Such a viewpoint is partially grounded in pragmatism: it is rare for a single person to be as visually astute as they are literary-minded, after all, and it also stands to reason that pouring all one's energies into a single pursuit is likely to prove more fruitful than spreading any talent more thinly across the board.

The exception who proves this rule is Cecil Beaton. Born at the turn of the 20th century, in January 1904, Beaton, the son of a timber merchant and an amateur actor, is one of the best-loved fashion and portrait photographers in history, employed during the golden years of glossy magazines by Vogue, Harper's and Vanity Fair, not to mention any Sunday supplement worth its credentials.

His list of subjects, equally, is unrivalled, ranging from the aristocratic and highbrow to the determinedly populist – Cristobal Balenciaga, Margot Fonteyn, Vita Sackville-West, Gilbert and George, Jane Birkin, Mick Jagger and, of course, the British Royal Family were all captured by his lens, as was Greta Garbo, whom the photographer once went so far as to propose to. Beaton also worked as a hugely observant and witty diarist.

Again, the circles he moved in make for irresistibly starry reading: Picasso, Coward and Capote, to name just three, appear in these hallowed pages. Beaton worked as an interior, stage and costume designer, too, most famously winning an Oscar for My Fair Lady, the visual richness of which still makes it one of the most oft-referenced films by fashion designers in particular. There was even a stint as a British war correspondent to consider, all of which gives new meaning to the term "renaissance man".

Less well-known, perhaps, is the fact that throughout his long and grand career, this extraordinarily protean talent attended as painstakingly to his scrapbooks as he did to any more formal work.

A book that celebrates this element of his output, Beaton: The Art of the Scrapbook, is published by Assouline this month. Primarily intended for Beaton's personal use, a way of expressing a prevailing mood, preparing for a more challenging commission or just gathering together images that piqued his interest in some way, they are as revealing of his interests and obsessions as they are entertaining.
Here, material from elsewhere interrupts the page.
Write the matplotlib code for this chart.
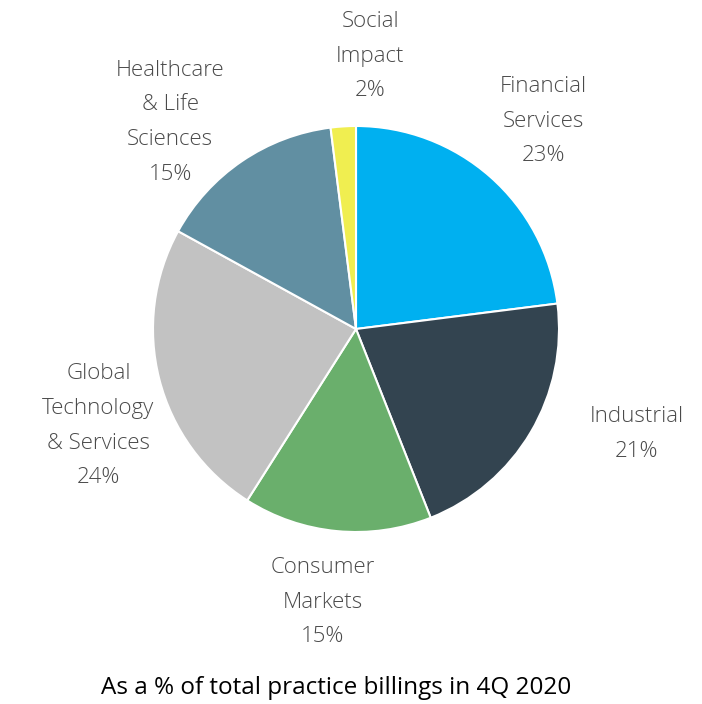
import numpy as np
import matplotlib.pyplot as plt

# practice billings split, clockwise from 12 o'clock
practices = [
    "Financial\nServices",
    "Industrial",
    "Consumer\nMarkets",
    "Global\nTechnology\n& Services",
    "Healthcare\n& Life\nSciences",
    "Social\nImpact",
]
shares = [23, 21, 15, 24, 15, 2]
colors = ["#00B0F0", "#334450", "#6AAF6C", "#C2C2C2", "#618FA2", "#F0EE50"]

# label placement: (angle in degrees, distance in pie radii)
label_pos = [(48.3, 1.39), (-20.0, 1.47), (-97.0, 1.34),
             (-160.0, 1.35), (131.5, 1.38), (87.0, 1.36)]

FONT = ["Open Sans", "DejaVu Sans"]
TEXT_GREY = "#4A4A4A"

fig = plt.figure(figsize=(7.02, 7.04), dpi=100)
R_PX = 203.0
HALF = 350.0
ax = fig.add_axes([(356 - HALF) / 702, (375 - HALF) / 704, 2 * HALF / 702, 2 * HALF / 704])

ax.pie(
    shares,
    colors=colors,
    startangle=90,
    counterclock=False,
    radius=1.0,
    wedgeprops={"edgecolor": "white", "linewidth": 1.5},
)

# small downward nudge so the text block sits on its visual centre
y_nudge = -0.015
for name, share, (ang, dist) in zip(practices, shares, label_pos):
    a = np.deg2rad(ang)
    ax.text(dist * np.cos(a), dist * np.sin(a) + y_nudge, f"{name}\n{share}%",
            ha="center", va="center", color=TEXT_GREY, fontsize=16,
            family=FONT, weight="light", linespacing=1.85)

lim = HALF / R_PX
ax.set_xlim(-lim, lim)
ax.set_ylim(-lim, lim)
ax.set_aspect("equal")
ax.axis("off")

fig.text(336 / 702, 1 - 688 / 704, "As a % of total practice billings in 4Q 2020",
         ha="center", va="center", fontsize=17.5, family=FONT, color="black")

fig.savefig("out.png", dpi=100)
plt.close(fig)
"Leafing through their pages, one sees Beaton working out his ideas in an intuitive state, sowing the seeds of artistic inspiration, and immersing himself completely in the silent dialogue between image, memory and feeling," writes James Danziger in the excellent introduction to this hefty tome.

"Much of the pleasure of Beaton's scrapbooks comes from the combination of two elements: the hormonal charge of teenage-style fandom and the scholarly art-historical knowledge of the Cambridge student and sophisticated collagist... A 14th-century Pieta precedes a moody headshot of Mick Jagger ... A snapshot of Beaton's garden abuts the spectre of a Roman ruin."

Add to the mix Beaton's own sketches, contact sheets, invitations, Christmas cards from the Royal Family "and the raw ingredients are clearly more fit for soufflé than shepherd's pie".

While Beaton's scrapbooks were, primarily, a private affair, an integral part of any art school education decrees that these, as well as mood boards – loose-leaf collaged cards – are a vital way of communicating an idea to a wider audience, or team. Any student who has passed through such an institution will have been encouraged to organise their work and thoughts in this way and fashion designers also go on to use the method to develop their collections and explain any ideas and/or reference points that have inspired them. John Galliano, both for his own collection and for Christian Dior, produces hundreds of beautifully bound books, documenting everything from a trip to China, for example, where snapshots of everything from a sartorially idiosyncratic washing line to a behind-the-scenes display courtesy of Shaolin monks, may be included.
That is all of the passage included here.